* **TASK DESCRIPTION**: Say how many lines of the material below contain the word "this", with no other words.
--- BEGIN RECORDS FOR THE EXERCISE ---
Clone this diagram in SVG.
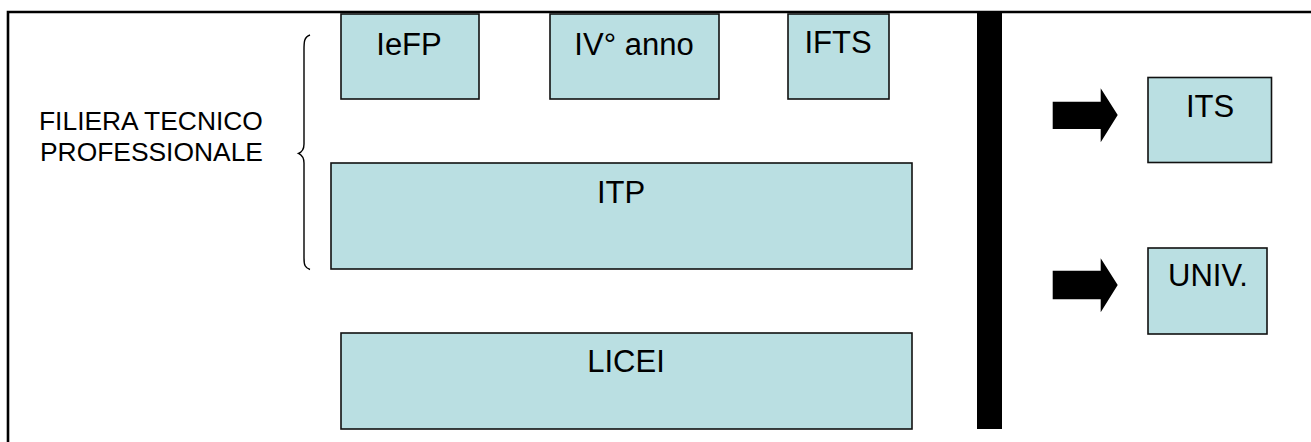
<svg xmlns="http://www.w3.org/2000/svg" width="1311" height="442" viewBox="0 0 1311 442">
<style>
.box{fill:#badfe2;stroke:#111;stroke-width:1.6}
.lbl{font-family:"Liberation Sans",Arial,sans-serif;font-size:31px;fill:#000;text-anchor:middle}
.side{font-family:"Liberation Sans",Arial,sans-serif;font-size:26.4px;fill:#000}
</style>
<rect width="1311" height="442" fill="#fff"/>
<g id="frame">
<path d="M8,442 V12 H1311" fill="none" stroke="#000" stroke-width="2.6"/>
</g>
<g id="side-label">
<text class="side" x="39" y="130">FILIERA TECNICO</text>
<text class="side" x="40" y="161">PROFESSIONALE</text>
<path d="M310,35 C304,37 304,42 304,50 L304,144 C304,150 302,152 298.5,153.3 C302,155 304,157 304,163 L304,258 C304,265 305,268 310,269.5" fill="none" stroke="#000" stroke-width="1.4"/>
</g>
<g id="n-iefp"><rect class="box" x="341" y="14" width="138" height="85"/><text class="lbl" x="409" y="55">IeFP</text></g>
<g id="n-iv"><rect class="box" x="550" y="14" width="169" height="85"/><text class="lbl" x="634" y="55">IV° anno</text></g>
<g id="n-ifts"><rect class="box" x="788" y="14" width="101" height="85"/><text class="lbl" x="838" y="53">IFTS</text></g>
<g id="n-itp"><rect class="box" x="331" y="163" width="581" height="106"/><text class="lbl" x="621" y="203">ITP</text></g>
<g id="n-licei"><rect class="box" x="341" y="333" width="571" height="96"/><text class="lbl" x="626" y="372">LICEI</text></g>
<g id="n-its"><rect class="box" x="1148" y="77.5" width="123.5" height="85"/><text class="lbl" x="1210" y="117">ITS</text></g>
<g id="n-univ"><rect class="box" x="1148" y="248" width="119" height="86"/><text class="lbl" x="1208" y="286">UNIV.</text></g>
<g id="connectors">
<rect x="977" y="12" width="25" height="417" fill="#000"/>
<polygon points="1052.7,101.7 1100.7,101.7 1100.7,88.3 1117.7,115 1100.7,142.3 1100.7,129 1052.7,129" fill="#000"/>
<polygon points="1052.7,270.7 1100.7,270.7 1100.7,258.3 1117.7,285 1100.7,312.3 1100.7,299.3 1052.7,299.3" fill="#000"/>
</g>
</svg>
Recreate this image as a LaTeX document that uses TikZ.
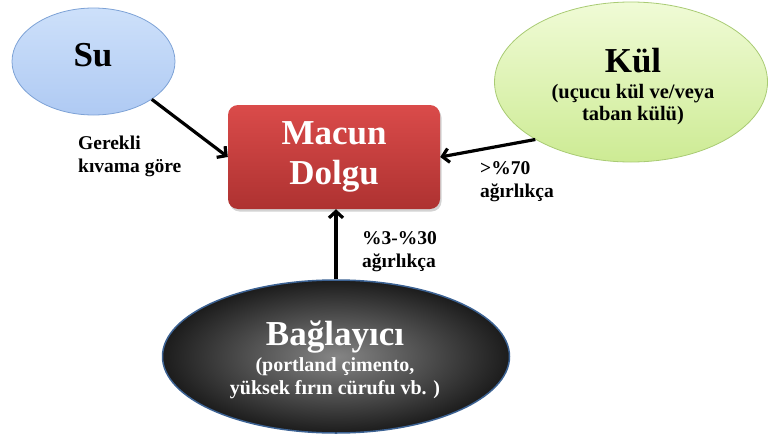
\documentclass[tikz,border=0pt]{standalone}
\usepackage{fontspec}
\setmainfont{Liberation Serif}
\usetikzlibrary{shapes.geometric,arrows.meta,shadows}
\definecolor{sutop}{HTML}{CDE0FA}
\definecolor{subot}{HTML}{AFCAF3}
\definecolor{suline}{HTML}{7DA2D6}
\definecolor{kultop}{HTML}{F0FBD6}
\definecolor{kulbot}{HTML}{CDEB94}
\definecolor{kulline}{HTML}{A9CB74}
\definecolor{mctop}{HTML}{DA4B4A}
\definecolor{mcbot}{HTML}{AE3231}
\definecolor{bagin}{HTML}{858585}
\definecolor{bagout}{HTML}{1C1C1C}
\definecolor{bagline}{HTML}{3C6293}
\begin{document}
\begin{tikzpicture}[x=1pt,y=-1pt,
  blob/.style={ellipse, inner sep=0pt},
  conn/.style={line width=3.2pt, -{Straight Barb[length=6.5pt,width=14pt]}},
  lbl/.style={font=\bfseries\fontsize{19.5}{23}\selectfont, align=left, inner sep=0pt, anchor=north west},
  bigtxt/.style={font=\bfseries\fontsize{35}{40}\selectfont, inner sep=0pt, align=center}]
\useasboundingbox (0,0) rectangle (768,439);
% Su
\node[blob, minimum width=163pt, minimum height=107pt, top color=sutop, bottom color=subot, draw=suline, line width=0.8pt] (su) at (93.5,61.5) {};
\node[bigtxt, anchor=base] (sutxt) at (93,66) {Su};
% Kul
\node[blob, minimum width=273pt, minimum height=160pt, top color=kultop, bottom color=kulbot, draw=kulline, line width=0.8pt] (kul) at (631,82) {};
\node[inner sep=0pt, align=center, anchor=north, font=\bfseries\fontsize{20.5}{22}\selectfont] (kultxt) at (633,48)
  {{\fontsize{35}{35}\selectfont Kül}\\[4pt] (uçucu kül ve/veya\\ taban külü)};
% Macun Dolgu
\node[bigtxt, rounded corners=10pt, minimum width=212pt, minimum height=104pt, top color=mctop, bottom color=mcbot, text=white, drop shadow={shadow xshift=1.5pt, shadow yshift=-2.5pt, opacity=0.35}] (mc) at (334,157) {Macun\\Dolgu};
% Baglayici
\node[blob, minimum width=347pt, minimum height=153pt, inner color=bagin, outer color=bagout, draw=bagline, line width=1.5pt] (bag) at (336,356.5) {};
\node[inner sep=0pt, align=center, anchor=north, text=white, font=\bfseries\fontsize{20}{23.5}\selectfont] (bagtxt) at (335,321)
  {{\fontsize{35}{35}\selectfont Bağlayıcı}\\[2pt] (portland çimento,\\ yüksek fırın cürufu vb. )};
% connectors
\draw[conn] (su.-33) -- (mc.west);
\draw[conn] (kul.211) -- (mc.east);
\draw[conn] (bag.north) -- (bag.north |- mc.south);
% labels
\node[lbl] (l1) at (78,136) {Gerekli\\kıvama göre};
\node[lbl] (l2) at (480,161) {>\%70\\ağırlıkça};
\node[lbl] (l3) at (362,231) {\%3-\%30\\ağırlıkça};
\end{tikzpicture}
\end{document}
--- END RECORDS FOR THE EXERCISE ---
--- BEGIN RECORDS FOR THE EXERCISE ---
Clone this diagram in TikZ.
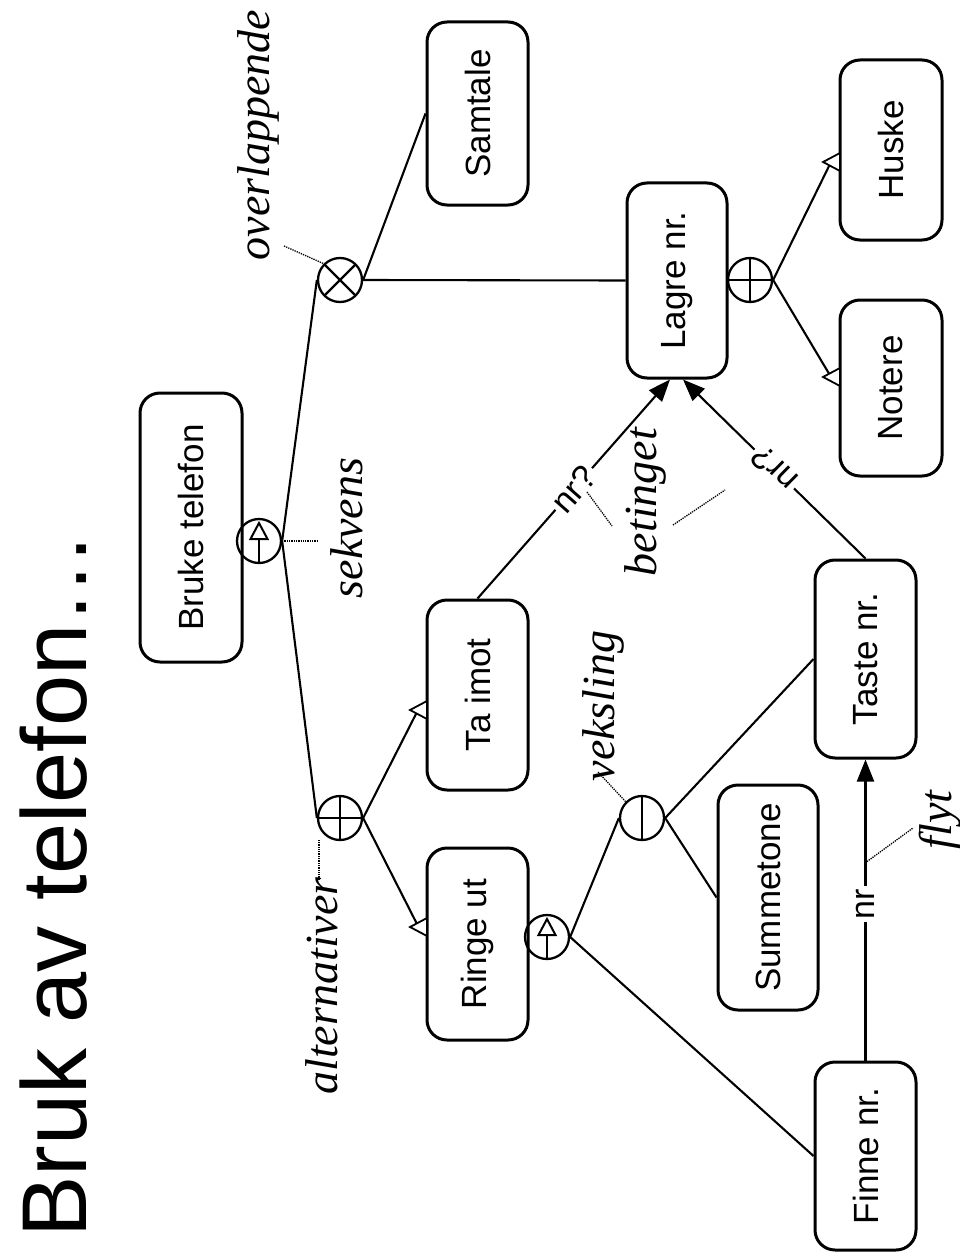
--- END RECORDS FOR THE EXERCISE ---
* **ANSWER BELOW**: 3